市川喜一著作集 > 第1巻 聖書百話 > 第82講

82 苦難の中で歓ぶ

 それだけでなく、苦難の中にあっても歓んでいます。わたしたちは、苦難は忍耐を生み、忍耐は練達を生み、練達は希望を生み、希望は失望に終わることがないことを知っているのです。それは、わたしたちに与えられている聖霊によって、神の愛がわたしたちの心の中に注ぎ出されているからです。

(ローマの信徒への手紙 五章三〜五節 私訳


 鉄はハンマーで打って鍛え、形を整えますが、鉄が冷たいときは、叩く力が鉄の弾性限界を超えると、打たれた鉄に歪みが生じ、亀裂が入り、ついに砕けてしまいます。そのように、人生の苦難は、それが人間の力によって耐えられる程度のものであれば、わたしたちを打ち叩いて鍛え、強い意志とか性格を造っていきますが、苦難がある限界を超えて大きくなると、ひがみや憎悪などを引き起こして心を歪め、性格を破綻させ、絶望とか自暴自棄に陥らせます。
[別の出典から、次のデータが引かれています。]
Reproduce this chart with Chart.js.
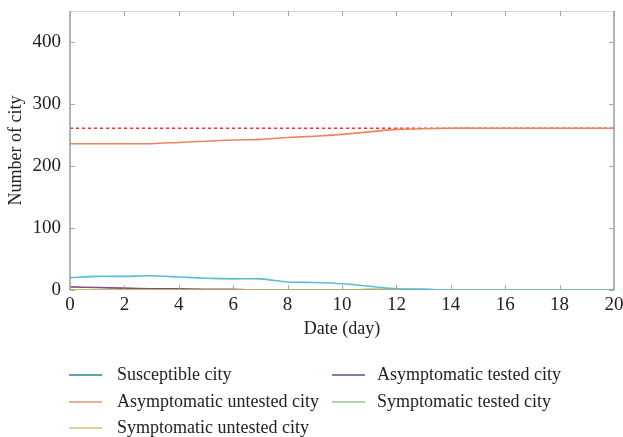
<!DOCTYPE html>
<html>
<head>
<meta charset="utf-8">
<title>Number of city</title>
<script src="https://cdn.jsdelivr.net/npm/chart.js@4.4.0/dist/chart.umd.min.js"></script>
<style>
  html, body { margin: 0; padding: 0; background: #fff; }
  canvas { display: block; }
</style>
</head>
<body>
<canvas id="chart" width="623" height="437"></canvas>
<script>
// Data
const days = [0, 1, 2, 3, 4, 5, 6, 7, 8, 9, 10, 11, 12, 13, 14, 15, 16, 17, 18, 19, 20];
const susceptible = [20, 22, 22, 23, 21, 19, 18, 18, 13, 12, 10, 6, 2, 1, 0, 0, 0, 0, 0, 0, 0];
const asymUntested = [236, 236, 236, 236, 238, 240, 242, 243, 246, 248, 251, 255, 259, 260, 261, 261, 261, 261, 261, 261, 261];
const symUntested = [0, 0, 0, 0, 0, 0, 0, 0, 0, 0, 0, 0, 0, 0, 0, 0, 0, 0, 0, 0, 0];
const asymTested = [5, 4, 3, 2, 2, 1, 1, 0, 0, 0, 0, 0, 0, 0, 0, 0, 0, 0, 0, 0, 0];
const symTested = [0, 0, 0, 0, 0, 0, 0, 0, 0, 0, 0, 1, 1, 1, 0, 0, 0, 0, 0, 0, 0];
const totalCity = [261, 261, 261, 261, 261, 261, 261, 261, 261, 261, 261, 261, 261, 261, 261, 261, 261, 261, 261, 261, 261];

const FONT = '"Liberation Serif", "DejaVu Serif", serif';

const toPoints = (arr) => arr.map((v, i) => ({ x: days[i], y: v }));

// legend swatches differ slightly from the plotted line colours in the figure
const series = [
    { label: 'Susceptible city', data: susceptible, color: '#5bbcd8', legend: '#2f7f9f' },
    { label: 'Asymptomatic untested city', data: asymUntested, color: '#ea8659', legend: '#e8907a' },
    { label: 'Symptomatic untested city', data: symUntested, color: '#c9c25a', legend: '#d8c070' },
    { label: 'Asymptomatic tested city', data: asymTested, color: '#8a4a86', legend: '#6b4a7b' },
    { label: 'Symptomatic tested city', data: symTested, color: '#6fb27a', legend: '#9cc49a' }
];

const datasets = series.map(s => ({
    label: s.label,
    data: toPoints(s.data),
    borderColor: s.color,
    legendColor: s.legend,
    borderWidth: 1.6,
    pointRadius: 0,
    tension: 0.25,
    fill: false
}));

datasets.push({
    label: 'Total',
    data: toPoints(totalCity),
    borderColor: '#e8323c',
    borderWidth: 1.6,
    borderDash: [3, 3],
    pointRadius: 0,
    fill: false,
    hideInLegend: true
});

/**
 * Box frame with inward ticks on all four sides
 */
const framePlugin = {
    id: 'frame',
    afterDatasetsDraw(chart) {
        const { ctx, chartArea: a, scales } = chart;
        ctx.save();
        ctx.lineWidth = 1;
        ctx.strokeStyle = '#d6d6d6';
        ctx.beginPath();
        ctx.moveTo(a.left, a.top + 0.5);
        ctx.lineTo(a.right, a.top + 0.5);
        ctx.stroke();

        ctx.strokeStyle = '#9a9a9a';
        ctx.lineWidth = 1.5;
        ctx.beginPath();
        ctx.moveTo(a.left, a.top);
        ctx.lineTo(a.left, a.bottom);
        ctx.moveTo(a.right, a.top);
        ctx.lineTo(a.right, a.bottom);
        ctx.stroke();

        ctx.lineWidth = 1;
        ctx.strokeStyle = '#a8a8a8';
        const len = 5;
        ctx.beginPath();
        scales.x.ticks.forEach(t => {
            const px = Math.round(scales.x.getPixelForValue(t.value)) + 0.5;
            ctx.moveTo(px, a.bottom);
            ctx.lineTo(px, a.bottom - len);
            ctx.moveTo(px, a.top);
            ctx.lineTo(px, a.top + len);
        });
        scales.y.ticks.forEach(t => {
            const py = Math.round(scales.y.getPixelForValue(t.value)) + 0.5;
            ctx.moveTo(a.left, py);
            ctx.lineTo(a.left + len, py);
            ctx.moveTo(a.right, py);
            ctx.lineTo(a.right - len, py);
        });
        ctx.stroke();
        ctx.restore();
    }
};

/**
 * Two-column legend under the x axis title
 */
const legendPlugin = {
    id: 'columnLegend',
    afterDraw(chart) {
        const { ctx } = chart;
        const items = chart.data.datasets.filter(d => !d.hideInLegend);
        const cols = [{ line: 69, text: 117 }, { line: 332, text: 377 }];
        const rowY = [375, 402, 428];
        ctx.save();
        ctx.font = '18px ' + FONT;
        ctx.textBaseline = 'middle';
        ctx.fillStyle = '#222';
        items.forEach((d, i) => {
            const col = cols[i < 3 ? 0 : 1];
            const y = rowY[i < 3 ? i : i - 3];
            ctx.strokeStyle = d.legendColor || d.borderColor;
            ctx.lineWidth = 1.6;
            ctx.beginPath();
            ctx.moveTo(col.line, y);
            ctx.lineTo(col.line + 33, y);
            ctx.stroke();
            ctx.fillText(d.label, col.text, y);
        });
        ctx.restore();
    }
};

new Chart(document.getElementById('chart'), {
    type: 'line',
    data: { datasets },
    options: {
        responsive: false,
        animation: false,
        devicePixelRatio: 1,
        layout: { padding: { top: 11, right: 9, bottom: 97, left: 5 } },
        plugins: {
            legend: { display: false },
            tooltip: { enabled: false }
        },
        scales: {
            x: {
                type: 'linear',
                min: 0,
                max: 20,
                grid: { display: false, drawTicks: false },
                border: { display: false },
                ticks: {
                    stepSize: 2,
                    color: '#222',
                    padding: 4,
                    maxRotation: 0,
                    font: { family: FONT, size: 19 }
                },
                title: {
                    display: true,
                    text: 'Date (day)',
                    color: '#222',
                    padding: { top: 0, bottom: 0 },
                    font: { family: FONT, size: 18 }
                },
                afterFit(scale) {
                    scale.height = 50;
                    scale.paddingLeft = 0;
                    scale.paddingRight = 0;
                }
            },
            y: {
                min: 0,
                max: 450,
                grid: { display: false, drawTicks: false },
                border: { display: false },
                ticks: {
                    stepSize: 100,
                    includeBounds: false,
                    color: '#222',
                    padding: 9,
                    font: { family: FONT, size: 19 }
                },
                title: {
                    display: true,
                    text: 'Number of city',
                    color: '#222',
                    padding: { top: 0, bottom: 2 },
                    font: { family: FONT, size: 18 }
                },
                afterFit(scale) {
                    scale.width = 65;
                    scale.paddingTop = 0;
                    scale.paddingBottom = 0;
                }
            }
        }
    },
    plugins: [framePlugin, legendPlugin]
});
</script>
</body>
</html>
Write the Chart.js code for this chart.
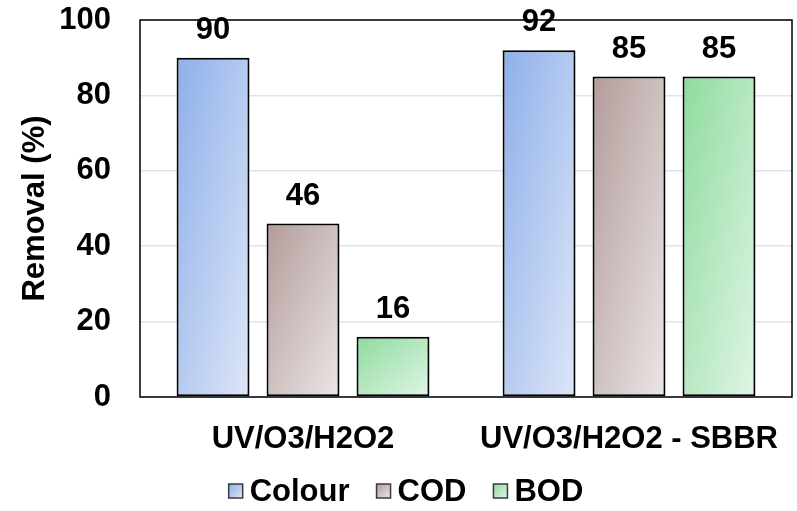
<!DOCTYPE html>
<html>
<head>
<meta charset="utf-8">
<script src="https://cdn.jsdelivr.net/npm/chart.js@4"></script>
<style>
  html, body { margin: 0; padding: 0; background: #fff; }
  #wrap { width: 797px; height: 511px; }
</style>
</head>
<body>
<div id="wrap"><canvas id="removal_chart"></canvas></div>
<script>
const categories = ["UV/O3/H2O2", "UV/O3/H2O2 - SBBR"]
const seriesNames = ["Colour", "COD", "BOD"]
const colourValues = [90, 92]
const codValues = [46, 85]
const bodValues = [16, 85]
const yTicks = [0, 20, 40, 60, 80, 100]

// gradient stops per series: top-left dark -> bottom-right light
const gradStops = [
  ["#8eafea", "#dde6f7"],
  ["#b29c9a", "#ebe6e6"],
  ["#8edb9e", "#e0f5e5"]
]

const FONT = "Arial, 'Liberation Sans', sans-serif"

// diagonal gradient scaled to the box (top-left -> bottom-right corner)
function box_gradient(ctx, left, top, w, h, stops){
  let k = 2 * w * h / (w * w + h * h)
  let g = ctx.createLinearGradient(left, top, left + h * k, top + w * k)
  g.addColorStop(0, stops[0])
  g.addColorStop(1, stops[1])
  return g
}

const gradientBars = {
  id: "gradientBars",
  beforeDatasetsDraw(chart){
    const ctx = chart.ctx
    chart.data.datasets.forEach((ds, i) => {
      chart.getDatasetMeta(i).data.forEach(el => {
        const p = el.getProps(["x", "y", "width", "base"], true)
        // options are shared between bars of a dataset, so give each bar its own copy
        el.options = Object.assign({}, el.options, {
          backgroundColor: box_gradient(ctx, p.x - p.width / 2, p.y, p.width, p.base - p.y, gradStops[i])
        })
      })
    })
  },
  beforeDatasetDraw(chart){
    const ctx = chart.ctx
    ctx.save()
    ctx.shadowColor = "rgba(0,0,0,0.22)"
    ctx.shadowBlur = 4
    ctx.shadowOffsetX = 2
    ctx.shadowOffsetY = 2
  },
  afterDatasetDraw(chart){
    chart.ctx.restore()
  }
}

// value labels, frame round the plot, legend below
const extras = {
  id: "extras",
  afterDatasetsDraw(chart){
    const ctx = chart.ctx
    ctx.save()
    ctx.font = "bold 31px " + FONT
    ctx.fillStyle = "#000"
    ctx.textAlign = "center"
    ctx.textBaseline = "alphabetic"
    chart.data.datasets.forEach((ds, i) => {
      chart.getDatasetMeta(i).data.forEach((el, j) => {
        ctx.fillText(ds.data[j], el.x, el.y - 19)
      })
    })
    const a = chart.chartArea
    ctx.strokeStyle = "#000"
    ctx.lineWidth = 1.5
    ctx.strokeRect(a.left, a.top, a.right - a.left, a.bottom - a.top)
    ctx.restore()
  },
  afterDraw(chart){
    const ctx = chart.ctx
    ctx.save()
    ctx.font = "bold 31px " + FONT
    const box = 14, gap = 7, itemGap = 27
    let widths = seriesNames.map(n => ctx.measureText(n).width)
    let total = widths.reduce((s, w) => s + w + box + gap, 0) + itemGap * (seriesNames.length - 1)
    let x = 406 - total / 2
    const cy = 491
    seriesNames.forEach((name, i) => {
      ctx.fillStyle = box_gradient(ctx, x, cy - box / 2, box, box, gradStops[i])
      ctx.fillRect(x, cy - box / 2, box, box)
      ctx.strokeStyle = "#3a3a3a"
      ctx.lineWidth = 1.5
      ctx.strokeRect(x, cy - box / 2, box, box)
      ctx.fillStyle = "#000"
      ctx.textBaseline = "middle"
      ctx.textAlign = "left"
      ctx.fillText(name, x + box + gap, cy + 1)
      x += box + gap + widths[i] + itemGap
    })
    ctx.restore()
  }
}

const allValues = [colourValues, codValues, bodValues]

new Chart(document.getElementById("removal_chart"), {
  type: "bar",
  data: {
    labels: categories,
    datasets: seriesNames.map((name, i) => ({
      label: name,
      data: allValues[i],
      backgroundColor: gradStops[i][0],
      borderColor: "#000",
      borderWidth: 2,
      borderSkipped: false,
      barPercentage: 0.81,
      categoryPercentage: 0.828
    }))
  },
  options: {
    responsive: true,
    maintainAspectRatio: false,
    animation: false,
    layout: { padding: { left: 17, right: 5, top: 20, bottom: 57 } },
    scales: {
      x: {
        grid: { display: false },
        border: { display: false },
        afterFit: scale => {
          scale.height = 57
          scale.paddingLeft = 0
          scale.paddingRight = 0
        },
        ticks: {
          color: "#000",
          padding: 16,
          font: { family: FONT, size: 31, weight: "bold" }
        }
      },
      y: {
        min: 0,
        max: 100,
        afterBuildTicks: axis => { axis.ticks = yTicks.map(v => ({ value: v })) },
        afterFit: scale => {
          scale.width = 123
          scale.paddingTop = 0
          scale.paddingBottom = 0
        },
        grid: { color: "#dbe5f1", lineWidth: 1.5, drawTicks: false },
        border: { display: false },
        ticks: {
          color: "#000",
          padding: 29,
          font: { family: FONT, size: 31, weight: "bold" }
        },
        title: {
          display: true,
          text: "Removal (%)",
          color: "#000",
          padding: { top: 0, bottom: 5 },
          font: { family: FONT, size: 31, weight: "bold" }
        }
      }
    },
    plugins: {
      tooltip: { enabled: false },
      legend: { display: false }
    }
  },
  plugins: [gradientBars, extras]
})
</script>
</body>
</html>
最近の苦労を知らないで育った世代は、忍耐する力がなく、僅かの苦難で、あるいは苦難ともいえない欲求不満で、「キレて」しまいます。
 ところが、鉄に火が入って赤く熱せられていると、ハンマーがどのように強く打っても、鉄を砕くことなく鍛え、鎌や鍬など有用な刃物に形を造っていきます。そのように、キリストにある者には聖霊によって神の愛という熱い火が注ぎ入れられているので、その神の愛に支えられて、苦難は忍耐を生み、忍耐は練達を生み、練達は希望を生むということを体験し、その希望は神の真実な愛のゆえに失望に終わることがないことを知っていますから、苦難の中でも確固たる希望をもって歓ぶことができるのです。聖霊によって注がれる神の愛が、苦難の中で勝ち誇って歓ぶというキリスト者独自の人生を形成するのです。
 神が愛であるというのは、一切の存在の根底が愛であるということです。わたしたちが魂の奥底で、自分を含む一切の存在の根底に愛があることを知ることこそ、究極の宗教体験です。わたしたちが敵であったときに御子キリストがわたしたちのために死なれたことで、神は世界にその愛を示されましたが、今や御子キリストを信じる者に聖霊を与えることで、心の奥底にまで愛を注いでおられるのです。聖霊体験は神の愛の体験であり、十字架の愛の迫りであり、新しいいのちの始まりです。福音は神の愛の啓示であり体験であることによって、人生に勝利をもたらす力なのです。